LOUISVILLE, KY (WAVE) - It almost sounds like a broken record, but Thursday is now expected to be the hottest day of 2010. The feels-like temperature is expected to top 100 degrees, with the actual high not far below that.
The temperature had risen to 89 degrees by noon Thursday, with an expected high of 96 degrees and a heat index of 102. Of course, the higher the temperature goes, the higher the electric bill gets as air conditioners work overtime to cool things down.
While it's temporary relief, the cost can be a lasting problem.
"It seems like it gets high every year," said Wendy Ross, one of many who applied Thursday for the Low Income Home Energy Assistance Program.
Ross says knew there would a long wait when she first heard about the program.
"It is going to be a long line, but they help you," Ross said.
And Ross says she needs that help. A single, unemployed mother of three, Ross's LG&E bill can be as high as $300 a month for her two story home.
"I've got two boys, they like to play ball and my little girl she just likes to do everything," Ross said.
Each applicant will receive an average credit of $128 credit on their utility bills. That's money Wendy says will help her family pay for other day to day living expenses.
"Some trips, some little activities and programs for the kids that I didn't have the money for because I have to pay all the bills and TV wise, like cable, but we're making it though," Ross said.
Since the program started on July 12, hundreds of people have been spent hours in long lines just to get an appointment, with many being turned away and told to return the following day. That has left applicants wondering why there isn't a more simplified process in place so people don't have to wait hours in line.

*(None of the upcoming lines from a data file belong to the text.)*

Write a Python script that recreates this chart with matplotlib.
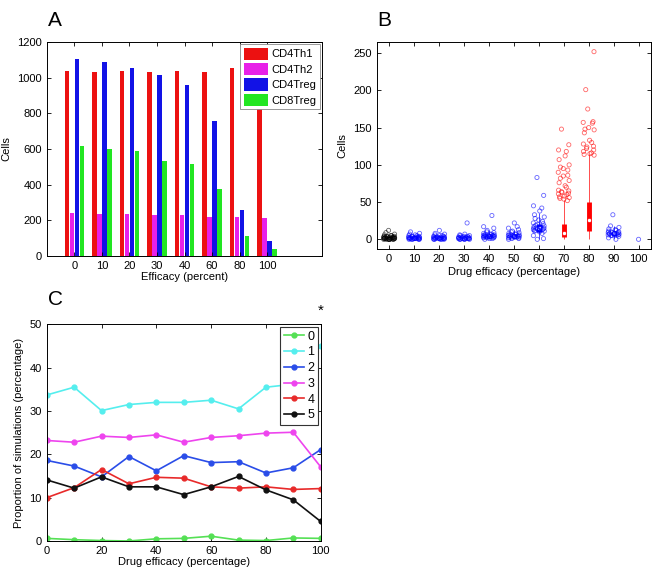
import numpy as np
import matplotlib
matplotlib.use("Agg")
import matplotlib.pyplot as plt

plt.rcParams["font.family"] = ["Liberation Sans", "DejaVu Sans"]
plt.rcParams["font.size"] = 8

# ---- panel A data ----
efficacy_a = ["0", "10", "20", "30", "40", "60", "80", "100"]
cd4th1 = [1035, 1030, 1039, 1030, 1035, 1030, 1052, 1020]
cd4th2 = [239, 234, 235, 228, 228, 219, 219, 213]
cd4treg = [1106, 1088, 1054, 1013, 957, 755, 258, 84]
cd8treg = [618, 600, 586, 534, 514, 374, 112, 37]

# ---- panel B data ----
efficacy_b = [0, 10, 20, 30, 40, 50, 60, 70, 80, 90, 100]
b_colors = ["black", "blue", "blue", "blue", "blue", "blue", "blue", "red", "red", "blue", "blue"]
# box stats: lower whisker, q1, median, q3, upper whisker
b_wlo = [0, 0, 0, 0, 0, 0, 1, 0, 0, 0, 0]
b_q1 = [0, 0.5, 0.5, 0.5, 2, 2, 10, 3, 11, 5, 0]
b_med = [1, 1.5, 1.5, 1.5, 4, 4, 15, 9, 26, 8, 0]
b_q3 = [2, 3, 3, 3, 6, 7, 20, 21, 50, 10, 0]
b_whi = [5, 6, 6, 6, 12, 13, 35, 53, 115, 18, 0]
b_points = [
    [0, 0, 0, 0, 0, 0, 1, 1, 1, 1, 1, 1, 1, 1, 2, 2, 2, 2, 2, 2, 2, 3, 3, 3,
     3, 3, 4, 4, 4, 5, 5, 6, 7, 9, 12],
    [0, 0, 0, 0, 0, 1, 1, 1, 1, 1, 1, 1, 2, 2, 2, 2, 2, 2, 3, 3, 3, 3, 4, 4,
     4, 5, 5, 6, 7, 8, 10],
    [0, 0, 0, 0, 0, 1, 1, 1, 1, 1, 1, 2, 2, 2, 2, 2, 2, 3, 3, 3, 3, 4, 4, 5,
     5, 6, 7, 8, 12],
    [0, 0, 0, 0, 0, 1, 1, 1, 1, 1, 1, 2, 2, 2, 2, 2, 3, 3, 3, 3, 4, 4, 5, 5,
     6, 7, 22],
    [0, 1, 1, 2, 2, 2, 3, 3, 3, 3, 4, 4, 4, 4, 4, 5, 5, 5, 5, 6, 6, 6, 7, 7,
     8, 9, 10, 12, 15, 17, 32],
    [0, 1, 1, 2, 2, 2, 3, 3, 3, 4, 4, 4, 4, 5, 5, 5, 6, 6, 6, 7, 7, 8, 9, 10,
     11, 13, 15, 17, 22],
    [0, 1, 5, 8, 10, 11, 11, 12, 12, 13, 13, 14, 14, 15, 15, 15, 16, 16, 17,
     18, 19, 20, 21, 22, 24, 26, 28, 30, 33, 38, 42, 45, 59, 83],
    [52, 54, 55, 56, 57, 58, 60, 61, 62, 63, 64, 65, 66, 70, 72, 76, 79, 82,
     85, 86, 90, 93, 95, 97, 100, 107, 112, 118, 120, 127, 148],
    [113, 114, 115, 116, 118, 120, 122, 124, 125, 128, 130, 133, 143, 147,
     148, 150, 156, 157, 158, 175, 201, 252],
    [0, 2, 4, 5, 5, 6, 6, 6, 7, 7, 7, 8, 8, 8, 9, 9, 9, 10, 10, 11, 12, 13,
     14, 16, 18, 33],
    [0],
]

# ---- panel C data ----
efficacy_c = [0, 10, 20, 30, 40, 50, 60, 70, 80, 90, 100]
c_series = {
    "0": [0.6, 0.3, 0.1, 0.0, 0.5, 0.6, 1.1, 0.2, 0.1, 0.7, 0.6],
    "1": [33.7, 35.5, 30.1, 31.5, 32.0, 32.0, 32.5, 30.5, 35.5, 36.2, 45.1],
    "2": [18.6, 17.3, 14.8, 19.5, 16.2, 19.7, 18.1, 18.3, 15.7, 16.9, 21.1],
    "3": [23.2, 22.8, 24.2, 23.9, 24.5, 22.8, 23.9, 24.3, 24.9, 25.1, 17.1],
    "4": [10.0, 12.3, 16.5, 13.2, 14.7, 14.5, 12.5, 12.2, 12.5, 11.9, 12.1],
    "5": [14.1, 12.2, 14.8, 12.5, 12.5, 10.7, 12.5, 14.9, 11.8, 9.5, 4.5],
}
c_colors = ["#55e055", "#55eeee", "#2a4de8", "#ee44ee", "#e82a2a", "#111111"]

fig = plt.figure(figsize=(6.58, 5.76), dpi=100)


def style(ax):
    ax.tick_params(direction="in", top=True, right=True, length=3, width=0.6, labelsize=8)
    for s in ax.spines.values():
        s.set_linewidth(0.7)


# A: grouped bars
axA = fig.add_axes([0.0714, 0.5556, 0.418, 0.3715])
x = np.arange(1, len(efficacy_a) + 1)
w = 0.165
for off, vals, col, lab in [(-1.5, cd4th1, "#ec1111", "CD4Th1"),
                            (-0.5, cd4th2, "#e820e8", "CD4Th2"),
                            (0.5, cd4treg, "#1212e6", "CD4Treg"),
                            (1.5, cd8treg, "#22e622", "CD8Treg")]:
    axA.bar(x + off * 0.18, vals, w, color=col, label=lab)
axA.set_xlim(0, 10)
axA.set_ylim(0, 1200)
axA.set_xticks(x)
axA.set_xticklabels(efficacy_a)
axA.set_yticks(range(0, 1201, 200))
axA.set_xlabel("Efficacy (percent)", labelpad=1)
axA.set_ylabel("Cells")
leg = axA.legend(loc="upper right", fontsize=8, fancybox=False, framealpha=1,
                 edgecolor="#888888", handlelength=2.2, handleheight=1.3,
                 borderaxespad=0.2, labelspacing=0.3, handletextpad=0.3, borderpad=0.3)
leg.get_frame().set_linewidth(0.6)
style(axA)

# B: compact boxplots with jittered points
axB = fig.add_axes([0.5725, 0.5677, 0.4169, 0.3594])
for i, xv in enumerate(efficacy_b):
    col = b_colors[i]
    pts = np.array(b_points[i], dtype=float)
    jit = 2.2 * np.sin(np.arange(len(pts)) * 2.399 + i)
    if len(pts) == 1:
        jit = jit * 0
    axB.vlines(xv, b_wlo[i], b_whi[i], color=col, lw=0.7, alpha=0.7, zorder=2)
    axB.vlines(xv, b_q1[i], b_q3[i], color=col, lw=3.5, zorder=3)
    if b_q3[i] > b_q1[i]:
        axB.plot(xv, b_med[i], "o", ms=3, mfc="white", mec=col, mew=0.5, zorder=3)
    axB.scatter(xv + jit, pts, s=9, facecolors="none", edgecolors=col,
                linewidths=0.6, alpha=0.6, zorder=4)
axB.set_xlim(-5, 105)
axB.set_ylim(-13, 265)
axB.set_xticks(efficacy_b)
axB.set_yticks(range(0, 251, 50))
axB.set_xlabel("Drug efficacy (percentage)", labelpad=2)
axB.set_ylabel("Cells")
style(axB)

# C: lines
axC = fig.add_axes([0.071, 0.0608, 0.4164, 0.376])
for (lab, vals), col in zip(c_series.items(), c_colors):
    axC.plot(efficacy_c, vals, "-o", color=col, lw=1.2, ms=3.5, mfc=col, mec=col, label=lab)
axC.set_xlim(0, 100)
axC.set_ylim(0, 50)
axC.set_xticks(range(0, 101, 20))
axC.set_yticks(range(0, 51, 10))
axC.set_xlabel("Drug efficacy (percentage)", labelpad=1)
axC.set_ylabel("Proportion of simulations (percentage)")
leg = axC.legend(loc="upper right", fontsize=9, fancybox=False, framealpha=1,
                 edgecolor="#333333", handlelength=1.6, borderaxespad=0.2,
                 labelspacing=0.3, handletextpad=0.3, borderpad=0.3)
leg.get_frame().set_linewidth(0.8)
axC.text(100, 51.5, "*", ha="center", va="bottom", fontsize=11)
style(axC)

fig.text(0.073, 0.955, "A", fontsize=15)
fig.text(0.574, 0.955, "B", fontsize=15)
fig.text(0.073, 0.47, "C", fontsize=15)

fig.savefig("out.png", dpi=100)
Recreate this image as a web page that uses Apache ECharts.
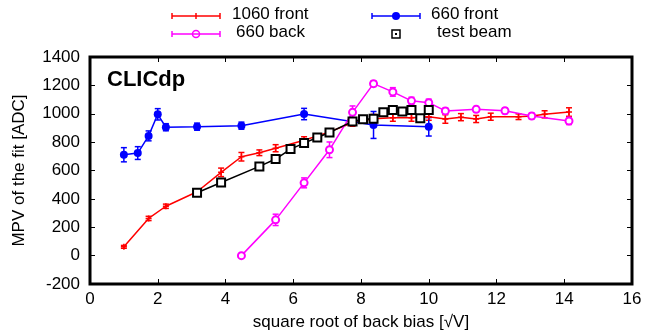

"We're hoping to get in about 775 clients today," said Debbie Belt, with the Department of Housing & Family Services.
Officials say showing up in person is the best way, since many people applying for help have no computer to apply online, and Belt said using a call-in system to make appointments had disastrous results when it was tried before.
"We overloaded the phones for the building," Belt said. "We'd almost have to have a call center - that's the volume of calls that were coming in," Belt said.
Applicants can receive a one-time credit on their electric bill anywhere from $50-$175. The LIHEAP program directly pays that determined amount to electric providers like LG&E.
As of close of business Wednesday 1,1,52 people had applied. Officials estimate they will have enough money to accept an additional 1,275 applications, and they hope to have Thursday's 775 processed by the close of business. They are even staying late, making appointments to meet with applicants until 11 p.m.